The EMF, in collaboration with WWF, launched a Business Coalition for the Plastics Treaty, to enhance confidence in the business community regarding the transition away from plastics. Many of the multinationals acting as packaging producers, brands or retailers are already part of the coalition.

Wachholz tells edie that “the coalition is where it all started”. The brands have been engaged in internal conversations regarding the increase in regional regulatory barriers regarding plastic use.

He says: “The transition requires brands to reduce the production and use of plastics in line with circular economy principals. However, that alone won’t be enough.

“We are going to still use plastics, and so we need to make sure that we are disposing them in a safe way, and that is the conversation businesses need to have with their national governments.”

PepsiCo’s public policy lead, Darci Vetter, stresses that regardless of the treaty’s outcome, the brand’s plastic reduction goals will  remain, mirroring the commitment of other coalition members.

This highlights the imperative for brands to actively collaborate with the governments of their operational countries to ensure local infrastructure, including waste management facilities, is prepared to address the crisis.

Vetter says: “We are working with governments around the world to try and advance EPR systems individually.

“We are also thinking about how we can work pre-competitively and share experiences with others in the industry to create systems that do work well.”

Wachholz stresses the critical need for localised action to tailor responses to each country’s unique circumstances, fostering effectiveness. He advocates for solutions tailored through collaborative dialogue between brands and governments, rather than a one-size-fits-all approach mandated by the treaty.

The call for business-government collaboration

Wachholz says: “At the INC, somehow all countries agree to similar things, but we don’t want the treaty to prescribe what they have to do, we want countries to re-train the economy to make the decisions best for themselves.”

Wachholz suggests that businesses could significantly influence the outcome of the treaty by initiating conversations with their national governments. These discussions could provide valuable insights into the current state of negotiations and enable businesses to contribute their perspectives on how the treaty could complement existing policies.
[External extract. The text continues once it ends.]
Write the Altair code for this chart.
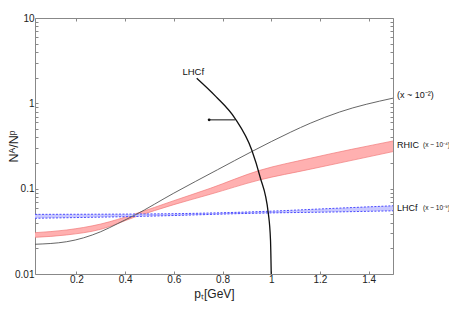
import altair as alt
import pandas as pd

# ---------------- data ----------------
# thin grey curve, label "(x ~ 10^-2)"
thin_p = [0.03, 0.16, 0.30, 0.37, 0.44, 0.60, 0.78, 0.92, 1.08, 1.16, 1.28, 1.50]
thin_v = [0.0223, 0.0239, 0.0313, 0.039, 0.049, 0.0886, 0.167, 0.272, 0.46, 0.584, 0.79, 1.15]

# RHIC band (x ~ 10^-4)
rhic_p = [0.03, 0.16, 0.30, 0.44, 0.60, 0.75, 0.95, 1.16, 1.50]
rhic_lo = [0.0269, 0.0287, 0.0334, 0.0465, 0.065, 0.086, 0.126, 0.169, 0.272]
rhic_hi = [0.0305, 0.0328, 0.0385, 0.0505, 0.0723, 0.101, 0.163, 0.227, 0.362]

# LHCf band (x ~ 10^-9)
lhcf_p = [0.03, 0.48, 1.00, 1.20, 1.50]
lhcf_lo = [0.045, 0.0475, 0.052, 0.053, 0.055]
lhcf_hi = [0.050, 0.0505, 0.0545, 0.0578, 0.063]

# LHCf kinematic limit (thick black arc)
arc_p = [0.694, 0.773, 0.851, 0.92, 0.954, 0.988, 0.997, 1.0]
arc_v = [1.97, 1.20, 0.668, 0.284, 0.138, 0.0514, 0.025, 0.01]

# arrow pointing left from the arc
arrow_p = [0.745, 0.851]
arrow_v = [0.64, 0.64]

# labels
top_label = pd.DataFrame({"p": [0.68], "v": [2.33], "t": ["LHCf"]})
right_big = pd.DataFrame({"p": [1.5, 1.5, 1.5], "v": [1.25, 0.325, 0.059],
                          "t": ["(x ~ 10⁻²)", "RHIC", "LHCf"]})
right_small = pd.DataFrame({"p": [1.5, 1.5], "v": [0.325, 0.059],
                            "t": ["(x ~ 10⁻⁴)", "(x ~ 10⁻⁹)"]})

x_ticks = [0.2, 0.4, 0.6, 0.8, 1.0, 1.2, 1.4]
y_ticks = [m * 10 ** e for e in (-2, -1, 0) for m in range(1, 10)] + [10]
y_ticks = [float(f"{v:.3g}") for v in y_ticks]

X_DOM = [0.03, 1.5]
Y_DOM = [0.01, 10]

FONT = "Liberation Sans"
TICK_IN = alt.ExprRef(expr="-3")

# ---------------- build chart ----------------
xs = alt.Scale(domain=X_DOM, nice=False, zero=False)
ys = alt.Scale(type="log", domain=Y_DOM, nice=False)

thin_df = pd.DataFrame({"p": thin_p, "v": thin_v})
rhic_df = pd.DataFrame({"p": rhic_p, "lo": rhic_lo, "hi": rhic_hi})
lhcf_df = pd.DataFrame({"p": lhcf_p, "lo": lhcf_lo, "hi": lhcf_hi})
arc_df = pd.DataFrame({"p": arc_p, "v": arc_v})
arrow_df = pd.DataFrame({"p": arrow_p, "v": arrow_v})

label_expr = ("abs(log(datum.value)/LN10 - round(log(datum.value)/LN10)) < 1e-6 "
              "? format(datum.value, '~g') : ''")

x_axis = alt.Axis(values=x_ticks, format="~g", title="pₜ[GeV]", grid=False,
                  domain=False, tickSize=TICK_IN, tickColor="#888", labelPadding=3,
                  labelFontSize=10, titleFontSize=12, titlePadding=4,
                  titleFontWeight="normal",
                  labelColor="#222", titleColor="#222", labelFont=FONT, titleFont=FONT)
y_axis = alt.Axis(values=y_ticks, labelExpr=label_expr, title="Nᴬ/Nᵖ", grid=False,
                  domain=False, tickSize=TICK_IN, tickColor="#888", labelPadding=4,
                  labelFontSize=10, titleFontSize=12.5, titleFontWeight="normal",
                  titleX=-18, titleY=128, titleBaseline="alphabetic",
                  labelColor="#222", titleColor="#222", labelFont=FONT, titleFont=FONT)
x_axis_top = alt.Axis(orient="top", values=x_ticks, labels=False, title=None,
                      grid=False, domain=False, tickSize=TICK_IN, tickColor="#888")
y_axis_right = alt.Axis(orient="right", values=y_ticks, labels=False, title=None,
                        grid=False, domain=False, tickSize=TICK_IN, tickColor="#888")

# axis carrier layers
axes_main = alt.Chart(thin_df).mark_line(opacity=0).encode(
    x=alt.X("p:Q", scale=xs, axis=x_axis),
    y=alt.Y("v:Q", scale=ys, axis=y_axis),
)
axes_mirror = alt.Chart(thin_df).mark_line(opacity=0).encode(
    x=alt.X("p:Q", scale=xs, axis=x_axis_top),
    y=alt.Y("v:Q", scale=ys, axis=y_axis_right),
)

X = alt.X("p:Q", scale=xs, axis=None)

rhic_area = alt.Chart(rhic_df).mark_area(color="#ffb0b0", interpolate="monotone").encode(
    x=X, y=alt.Y("lo:Q", scale=ys, axis=None), y2="hi:Q")
rhic_lo_line = alt.Chart(rhic_df).mark_line(color="#f07a7a", strokeWidth=0.7,
                                            interpolate="monotone").encode(
    x=X, y=alt.Y("lo:Q", scale=ys, axis=None))
rhic_hi_line = alt.Chart(rhic_df).mark_line(color="#f07a7a", strokeWidth=0.7,
                                            interpolate="monotone").encode(
    x=X, y=alt.Y("hi:Q", scale=ys, axis=None))

lhcf_area = alt.Chart(lhcf_df).mark_area(color="#c9c9ff", interpolate="monotone").encode(
    x=X, y=alt.Y("lo:Q", scale=ys, axis=None), y2="hi:Q")
lhcf_lo_line = alt.Chart(lhcf_df).mark_line(color="#4b4bff", strokeWidth=1,
                                            strokeDash=[2, 1.5],
                                            interpolate="monotone").encode(
    x=X, y=alt.Y("lo:Q", scale=ys, axis=None))
lhcf_hi_line = alt.Chart(lhcf_df).mark_line(color="#4b4bff", strokeWidth=1,
                                            strokeDash=[2, 1.5],
                                            interpolate="monotone").encode(
    x=X, y=alt.Y("hi:Q", scale=ys, axis=None))

thin_line = alt.Chart(thin_df).mark_line(color="#555555", strokeWidth=0.9,
                                         interpolate="monotone").encode(
    x=X, y=alt.Y("v:Q", scale=ys, axis=None))

arc_line = alt.Chart(arc_df).mark_line(color="#111111", strokeWidth=1.3,
                                       interpolate="monotone", clip=True).encode(
    x=X, y=alt.Y("v:Q", scale=ys, axis=None))

arrow_line = alt.Chart(arrow_df).mark_line(color="#111111", strokeWidth=1).encode(
    x=X, y=alt.Y("v:Q", scale=ys, axis=None))
arrow_head = alt.Chart(arrow_df.iloc[:1]).mark_point(
    shape="circle", filled=True, color="#111111", size=8, opacity=1).encode(
    x=X, y=alt.Y("v:Q", scale=ys, axis=None))

top_text = alt.Chart(top_label).mark_text(font=FONT, fontSize=9.5, color="#111",
                                          align="center", baseline="middle").encode(
    x=X, y=alt.Y("v:Q", scale=ys, axis=None), text="t:N")
right_text = alt.Chart(right_big).mark_text(font=FONT, fontSize=9, color="#111",
                                            align="left", baseline="middle", dx=4,
                                            clip=False).encode(
    x=X, y=alt.Y("v:Q", scale=ys, axis=None), text="t:N")
right_text_small = alt.Chart(right_small).mark_text(font=FONT, fontSize=6.5, color="#111",
                                                    align="left", baseline="middle",
                                                    dx=30, clip=False).encode(
    x=X, y=alt.Y("v:Q", scale=ys, axis=None), text="t:N")

chart = alt.layer(
    axes_main, axes_mirror,
    rhic_area, rhic_lo_line, rhic_hi_line,
    lhcf_area, lhcf_lo_line, lhcf_hi_line,
    thin_line, arc_line, arrow_line, arrow_head,
    top_text, right_text, right_text_small,
).resolve_axis(x="independent", y="independent").properties(
    width=358, height=256,
    autosize=alt.AutoSizeParams(type="none"),
    padding={"left": 27, "top": 10, "right": 56, "bottom": 41},
    background="white",
).configure_view(stroke="#888888", strokeWidth=1)

chart.save("out.html", embed_options={"renderer": "svg", "actions": False})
Furthermore, he underscores that large multinational corporations, operating across multiple nations, possess a unique opportunity to promote alignment through advocacy initiatives within their organisations. This alignment, in turn, could facilitate the establishment of a globally effective system for managing plastic pollution.

Additionally, he highlights that small and medium-sized enterprises (SMEs) engaged with multinational corporations within the same value chain are also expressing interest in the current discussions, which provides an opportunity for larger companies to assist the small businesses in adjusting to evolving regulatory frameworks.

Wachholz adds: “We have seen the ingredients which could act as solutions to the plastic crisis, addressing different stages of the plastics lifecycle.

“The treaty is a starting point. Don’t wait until everything is agreed. You can start now.”

Looking forward, the UN member states have agreed on a plan for formal intersessional work ahead of the final negotiation (INC-5) round in Busan.

These intersessional discussions are expected to focus on some of the most difficult aspects of the treaty, including implementation frameworks, chemicals and problematic products, and specifications regarding product design.

Vetter says: “While how observers will be incorporated in the intersessional work remains to be seen, we will use this as an opportunity to follow the topics that will be discussed very closely, and will do our best to provide technical expertise and preferences.”

Vetter suggests that businesses should closely monitor developments in the negotiation process, emphasising that significant progress can occur between formal negotiation rounds.

“This is an opportunity for businesses to keep advocating their support for the treaty,” she concludes.